Характеризуя Пушкина в этот мятежный период жизни, Анненков писал: «Дуэли его в Кишиневе приобрели всеобщую известность и удостоились чести быть перечисленными в нашей печати, но сколько еще ссор, грубых расправ, рискованных предприятий, оставшихся без последствий и не сохраненных воспоминаниями современников. Пушкин в это время беспрестанно ставил на карту не только жизнь, но и гражданское свое положение: по счастию, карты – до поры, до времени – падали на его сторону, но всегда ли будут они так удачно падать для него, составляло еще вопрос. Сам Пушкин дивился подчас этому упорному благорасположению судьбы и давал зарок друзьям обходиться с нею осторожнее и не посылать ей беспрестанные вызовы, но это уже было вне его власти. Ко всем другим побуждениям нарушать обет присоединилась у него еще одна нравственная особенность. Он не мог удержаться от соблазна идти навстречу опасности… Ему нужно было дать исход природной удали и отваге. Он даже не мог слушать рассказа о каком-либо подвиге мужества без того, чтобы не разгорелись его глаза и не выступила краска на лице, а перед всяким делом, где нужен был риск, он становился тотчас же спокоен, весел, прост».
Глава XXIII
ОВИДИЙ
О первом годе жизни Пушкина на юге можно было бы написать целую книгу. Блеск, красота, прелесть «природы, удовлетворяющей воображение». Разнообразие внешних рамок, отчасти и людей, а главное, внутренние переходы, нарастание мыслей и настроений, исканий и достижений, наполняют этот год движением. Пушкин пропадал от тоски и скуки и в то же время учился удерживать внимание долгих дум. На людях повесничал, бесился, наедине познал и тихий труд, и жажду размышленья, и жарких дум уединенное волненье… Впадал в отчаяние от нищеты, а для России накопил несметные богатства, подлинная опись которых все еще не составлена. Рвался к людям, не мог без них жить, искал дружбы, которая была для него такой же потребностью, как любовь, а находил только попутчиков, из которых даже наиболее образованные с недоумением следили за ним. Не было среди них Дельвига с его любящей проникновенностью: «Великий Пушкин – маленькое дитя». Только с теми поэт мог до конца быть самим собой, кто, хотя бы смутно, чувствовал законность и красоту сочетания детской доверчивости, порывистости, простоты, потребности в ласке, с правами царственного ума и гения.
Таких людей в Кишиневе не было. Кроме, может быть, генерала Инзова, но Пушкин только позже это понял. Среди его кишиневских приятелей, главным образом офицеров, было много просвещенных людей.
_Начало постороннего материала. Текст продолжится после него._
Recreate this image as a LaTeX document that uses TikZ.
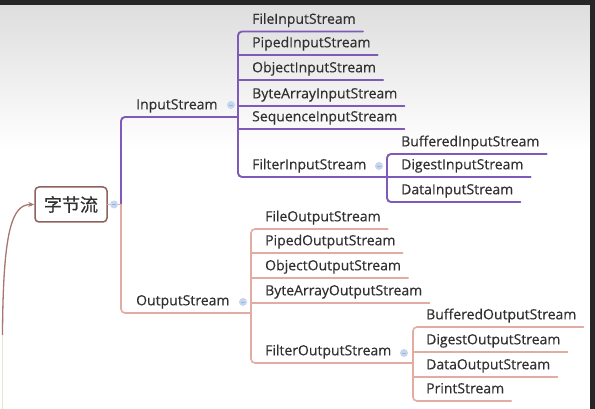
\documentclass[tikz,border=0pt]{standalone}
\usepackage{fontspec}
\setmainfont{Open Sans}[FakeBold=0.35]
\newfontfamily\cjk{Noto Sans CJK SC}[FakeBold=0.5]
\usetikzlibrary{arrows.meta}
\definecolor{inl}{HTML}{7E5BB8}
\definecolor{outl}{HTML}{E2ACA2}
\definecolor{rootc}{HTML}{8E625C}
\definecolor{txt}{HTML}{303030}
\definecolor{dot}{HTML}{C6D6EF}
\definecolor{dotm}{HTML}{9DB3DA}
\definecolor{curvec}{HTML}{A87670}
\definecolor{curvepale}{HTML}{E4E8CC}
\definecolor{framec}{HTML}{262626}
\begin{document}
\begin{tikzpicture}[x=1pt,y=-1pt,
  leaf/.style={anchor=south west, inner sep=0pt, text depth=7.5pt,
    font=\fontsize{14}{16}\selectfont, text=txt},
  rootbox/.style={draw=rootc, line width=1.5pt, rounded corners=4pt, fill=white,
    minimum width=72pt, minimum height=35pt, inner sep=0pt,
    font=\cjk\fontsize{18}{20}\selectfont, text=txt},
  inline/.style={draw=inl, line width=1.9pt, line cap=round},
  outline/.style={draw=outl, line width=1.6pt, line cap=round},
  tog/.style={circle, fill=dot, inner sep=0pt, minimum size=8pt,
    path picture={\draw[dotm, line width=0.7pt] ([xshift=-2pt]path picture bounding box.center) -- ([xshift=2pt]path picture bounding box.center);}},
  ]
\useasboundingbox (0,0) rectangle (595,409);
\fill[white] (0,0) rectangle (595,409);
\shade[top color=black!13, bottom color=white] (0,5) rectangle (590,150);
\fill[framec] (0,0) rectangle (595,5);
\fill[framec] (590,0) rectangle (595,409);

% bar positions
\coordinate (rootbar) at (121,0);
\coordinate (inbar) at (238,0);
\coordinate (outbar) at (251,0);
\coordinate (finbar) at (387,0);
\coordinate (foutbar) at (413,0);

% root
\node[rootbox] (root) at (71,204.5) {字节流};

% level 1
\node[leaf] (is) at (136,117) {InputStream};
\node[leaf] (os) at (136,313) {OutputStream};

% input children
\node[leaf] (fis)   at (252,31.5) {FileInputStream};
\node[leaf] (pis)   at (252,55)   {PipedInputStream};
\node[leaf] (ois)   at (252,80)   {ObjectInputStream};
\node[leaf] (bais)  at (252,106)  {ByteArrayInputStream};
\node[leaf] (sis)   at (252,129)  {SequenceInputStream};
\node[leaf] (filis) at (252,177)  {FilterInputStream};
\node[leaf] (bis)   at (401,154)  {BufferedInputStream};
\node[leaf] (dis)   at (401,177)  {DigestInputStream};
\node[leaf] (dais)  at (401,202)  {DataInputStream};

% output children
\node[leaf] (fos)   at (265,229)  {FileOutputStream};
\node[leaf] (pos)   at (265,253)  {PipedOutputStream};
\node[leaf] (oos)   at (265,278)  {ObjectOutputStream};
\node[leaf] (baos)  at (265,303)  {ByteArrayOutputStream};
\node[leaf] (filos) at (265,363)  {FilterOutputStream};
\node[leaf] (bos)   at (426,327)  {BufferedOutputStream};
\node[leaf] (dos)   at (426,352)  {DigestOutputStream};
\node[leaf] (daos)  at (426,377)  {DataOutputStream};
\node[leaf] (ps)    at (426,401)  {PrintStream};

% root level connectors
\draw[outline] (root.east) -- (rootbar |- root.east);
\draw[inline, rounded corners=4pt] (inbar |- is.south) -- (rootbar |- is.south) -- (rootbar |- root.east);
\draw[outline, rounded corners=4pt] (rootbar |- root.east) -- (rootbar |- os.south) -- (outbar |- os.south);

% input children connectors
\draw[inline, rounded corners=4pt] ([xshift=7pt]fis.south east) -- (inbar |- fis.south) -- (inbar |- filis.south) -- (finbar |- filis.south);
\foreach \n in {pis,ois,bais,sis}{\draw[inline] (inbar |- \n.south) -- ([xshift=7pt]\n.south east);}
\draw[inline, rounded corners=4pt] ([xshift=7pt]bis.south east) -- (finbar |- bis.south) -- (finbar |- dais.south) -- ([xshift=7pt]dais.south east);
\draw[inline] (finbar |- dis.south) -- ([xshift=7pt]dis.south east);

% output children connectors
\draw[outline, rounded corners=4pt] ([xshift=7pt]fos.south east) -- (outbar |- fos.south) -- (outbar |- filos.south) -- (foutbar |- filos.south);
\foreach \n in {pos,oos,baos}{\draw[outline] (outbar |- \n.south) -- ([xshift=7pt]\n.south east);}
\draw[outline, rounded corners=4pt] ([xshift=7pt]bos.south east) -- (foutbar |- bos.south) -- (foutbar |- ps.south) -- ([xshift=7pt]ps.south east);
\foreach \n in {dos,daos}{\draw[outline] (foutbar |- \n.south) -- ([xshift=7pt]\n.south east);}

% toggles
\node[tog] (t0) at (114,204.5) {};
\node[tog] (t1) at (231,105) {};
\node[tog] (t2) at (243,302) {};
\node[tog] (t3) at (379,166) {};
\node[tog] (t4) at (404,353) {};

% incoming curve
\coordinate (cstart) at (2.5,409);
\coordinate (cmid) at (2.5,335);
\draw[curvepale, line width=1.3pt] (cstart) -- (cmid);
\draw[curvec, line width=1.3pt, -{Stealth[length=6pt,width=5pt]}] (cmid) .. controls (3,230) and (12,204.5) .. (root.west);
\end{tikzpicture}
\end{document}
В. П. Горчаков, В. Ф. Раевский, Н. С. Алексеев, И. П. Липранди, А. Ф. Вельтман – все они много читали, увлекались Плутархом, Титом Ливием, Тацитом, Цицероном, изучали мало исследованный край. Пушкин, с его жадностью к знанию, многому от них научился. В нем смолоду было неутомимое внимание ко всякой серьезной работе ума или духа, хотя нередко он подходил к ней точно шутя. Шутками вызывал он собеседников на споры, иногда очень горячие, и таким образом заставлял их высказываться. Не обижался, когда его самого уличали в незнании. Кишиневские приятели, по-видимому, не прочь были щегольнуть своей книжной ученостью перед молодым, но уже прославленным поэтом, хотя в нем самом редко проявлялось заносчивое сознание своего превосходства. У либерального В. Ф. Раевского (однофамильца, но не родственника Раевских), устроителя солдатских школ, зашел разговор о географии. Пушкин неправильно показал на карте какой-то городок в Европе. Раевский позвал денщика, и тот сразу нашел городок. Пушкин добродушно расхохотался.